Created 12-21-2020 08:03 PM
Hi All,
I'm new to spark and I'm looking on how to import a csv with custom liner separator into a DataFrame. I'm using CDH 2.2.0.
Data:
ID/x0fRegion/x0e1/x0fUS/x0e2/x0fRussia/x0e
Expected DataFrame:
ID | Region |
1 | US |
2 | Russia |
I tried to use spark.read.csv with lineSep argument, but it seems my spark version doesn't support it.
https://spark.apache.org/docs/latest/api/python/pyspark.sql.html#pyspark.sql.DataFrameReader
Any suggestion? Thanks
Created 12-22-2020 02:46 AM
.option("quote", "\"")\
.option("escape", "\"")\
-Example:
contractsDF = spark.read\
.option("header", "true")\
.option("inferSchema", "true")\
.option("quote", "\"")\
.option("escape", "\"")\
.csv("gs://data/Major_Contract_Awards.csv")

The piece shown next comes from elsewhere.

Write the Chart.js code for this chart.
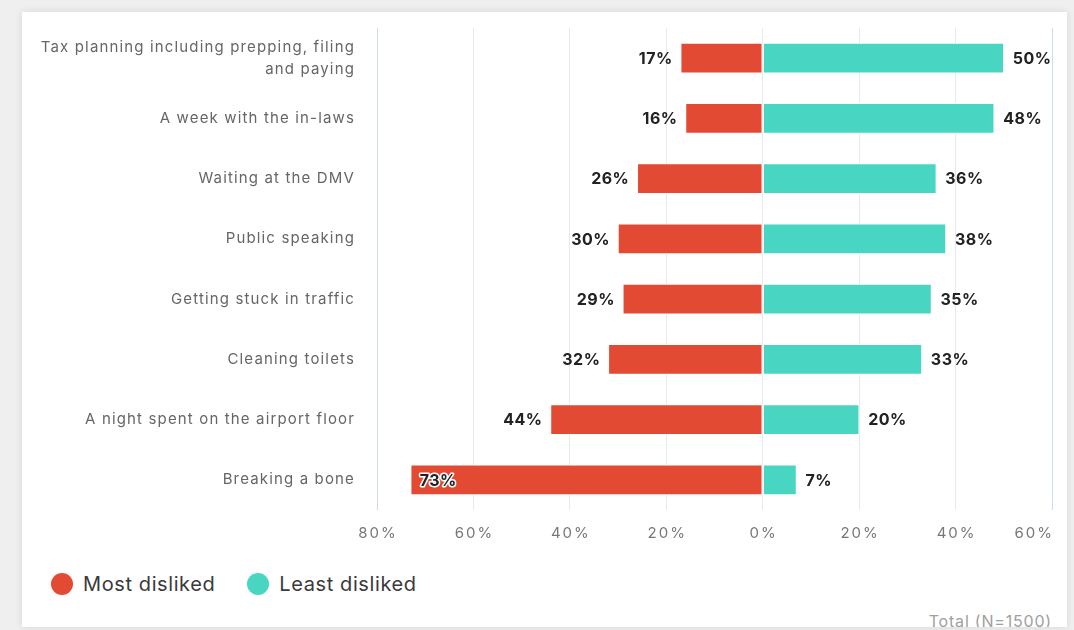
<!DOCTYPE html>
<html>
<head>
<meta charset="utf-8">
<script src="https://cdn.jsdelivr.net/npm/chart.js@4.4.0/dist/chart.umd.min.js"></script>
<style>
  html, body { margin: 0; padding: 0; overflow: hidden; }
  body { width: 1074px; height: 630px; background: #efefef; position: relative; font-family: Inter, "Noto Sans", sans-serif; }
  #card { position: absolute; left: 22px; top: 12px; width: 1045px; height: 615px; background: #fff;
          box-shadow: 0 0 8px rgba(0,0,0,0.10); }
  #wrap { position: absolute; left: 22px; top: 12px; width: 1052px; height: 548px; }
  .legend { position: absolute; top: 572px; left: 51px; display: flex; align-items: center;
            font-size: 20px; color: #3a3a3a; letter-spacing: 0.6px; }
  .legend span.dot { display: inline-block; width: 22px; height: 22px; border-radius: 50%; margin-right: 10px; }
  .legend .item { display: flex; align-items: center; margin-right: 32px; }
  #footer { position: absolute; right: 22px; top: 611px; font-size: 16px; color: #a0a0a0; letter-spacing: 0.8px;
            height: 16px; overflow: hidden; }
</style>
</head>
<body>
<div id="card"></div>
<div id="wrap"><canvas id="chart"></canvas></div>
<div class="legend">
  <div class="item"><span class="dot" style="background:#e34a33"></span>Most disliked</div>
  <div class="item"><span class="dot" style="background:#48d6c3"></span>Least disliked</div>
</div>
<div id="footer">Total (N=1500)</div>
<script>
// Most vs least disliked activities - diverging horizontal bars

const categories = [
  ['Tax planning including prepping, filing', 'and paying'],
  'A week with the in-laws',
  'Waiting at the DMV',
  'Public speaking',
  'Getting stuck in traffic',
  'Cleaning toilets',
  'A night spent on the airport floor',
  'Breaking a bone'
];
const mostDisliked = [-17, -16, -26, -30, -29, -32, -44, -73];
const leastDisliked = [50, 48, 36, 38, 35, 33, 20, 7];

const RED = '#e34a33';
const TEAL = '#48d6c3';

// value labels next to (or inside) each bar
const valueLabels = {
  id: 'valueLabels',
  afterDatasetsDraw(chart) {
    const ctx = chart.ctx;
    ctx.save();
    ctx.letterSpacing = '0.5px';
    ctx.font = 'bold 16px Inter, "Noto Sans", sans-serif';
    ctx.textBaseline = 'middle';
    chart.data.datasets.forEach((ds, i) => {
      const meta = chart.getDatasetMeta(i);
      meta.data.forEach((bar, j) => {
        const v = ds.data[j];
        const txt = Math.abs(v) + '%';
        const y = bar.y + 1;
        if (v <= -60) {
          ctx.textAlign = 'left';
          ctx.lineWidth = 3;
          ctx.strokeStyle = '#ffffff';
          ctx.lineJoin = 'round';
          ctx.strokeText(txt, bar.x + 9, y);
          ctx.fillStyle = '#222';
          ctx.fillText(txt, bar.x + 9, y);
        } else if (v < 0) {
          ctx.textAlign = 'right';
          ctx.fillStyle = '#222';
          ctx.fillText(txt, bar.x - 8, y);
        } else {
          ctx.textAlign = 'left';
          ctx.fillStyle = '#222';
          ctx.fillText(txt, bar.x + 9, y);
        }
      });
    });
    ctx.restore();
  }
};

// x tick labels: first centred, last right-aligned to its grid line
const xTickLabels = {
  id: 'xTickLabels',
  afterDraw(chart) {
    const sc = chart.scales.x;
    const ctx = chart.ctx;
    ctx.save();
    ctx.letterSpacing = '2px';
    ctx.font = '15px Inter, "Noto Sans", sans-serif';
    ctx.fillStyle = '#777';
    ctx.textBaseline = 'middle';
    const n = sc.ticks.length;
    sc.ticks.forEach((t, i) => {
      const x = sc.getPixelForValue(t.value);
      const last = i === n - 1;
      ctx.textAlign = last ? 'right' : 'center';
      ctx.fillText(Math.abs(t.value) + '%', last ? x + 2 : x + 1, sc.top + 23);
    });
    ctx.restore();
  }
};

const spacing = {
  id: 'spacing',
  beforeDraw(chart) { chart.ctx.letterSpacing = '1.15px'; }
};

new Chart(document.getElementById('chart'), {
  type: 'bar',
  data: {
    labels: categories,
    datasets: [
      { label: 'Most disliked', data: mostDisliked, backgroundColor: RED,
        borderColor: '#ffffff', borderWidth: 1, borderSkipped: false },
      { label: 'Least disliked', data: leastDisliked, backgroundColor: TEAL,
        borderColor: '#ffffff', borderWidth: 1, borderSkipped: false }
    ]
  },
  options: {
    indexAxis: 'y',
    responsive: true,
    maintainAspectRatio: false,
    animation: false,
    datasets: { bar: { barThickness: 30 } },
    layout: { padding: { top: 16, right: 22, bottom: 18, left: 0 } },
    plugins: {
      legend: { display: false },
      tooltip: { enabled: false }
    },
    scales: {
      x: {
        stacked: true,
        min: -80, max: 60,
        afterFit: s => { s.height = 32; },
        ticks: { stepSize: 20, display: false },
        grid: {
          drawTicks: false,
          color: c => (c.index === 0 || c.index === 7) ? '#cfdbe6' : '#e6e9ee',
          lineWidth: 1
        },
        border: { display: false }
      },
      y: {
        stacked: true,
        afterFit: s => { s.width = 355; s.paddingTop = 0; s.paddingBottom = 0; },
        ticks: { color: '#666', padding: 22,
                 font: { size: 15, family: 'Inter', lineHeight: 1.45 } },
        grid: { display: false, drawTicks: false },
        border: { display: false }
      }
    }
  },
  plugins: [spacing, valueLabels, xTickLabels]
});
</script>
</body>
</html>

Created 12-22-2020 07:57 PM
Thanks for your reply, but it seems your script doesn't work
The dataset delimiter is shift-out (\x0f) and line-separator is shift-in (\x0e)
in pandas, i can simply load the data into dataframe using this command:
df1 = pd.read_csv("/folder/file.gz", sep = '\x0f', lineterminator = '\x0e' )
May I know how to do this in spark?
Created on 12-23-2020 02:38 AM - edited 12-23-2020 02:38 AM
1)
import csv
with open("./prueba.csv") as file:
data = file.read().replace("/x0f", ",").replace("/x0e", "\n")
f = open('./prueba2.csv','w')
f.write(data)
f.close()
2)
df = spark.read.format("csv")\
.option("delimiter",",")\
.option("header","true")\
.load("./prueba2.csv")
df.show()
Created 12-23-2020 06:27 PM
Thanks for your answer, but I prefer not changing the data file as the data fields may contain comma or line break
Is there a possible way to import the file directly?
Thanks & Merry Christmas 🙂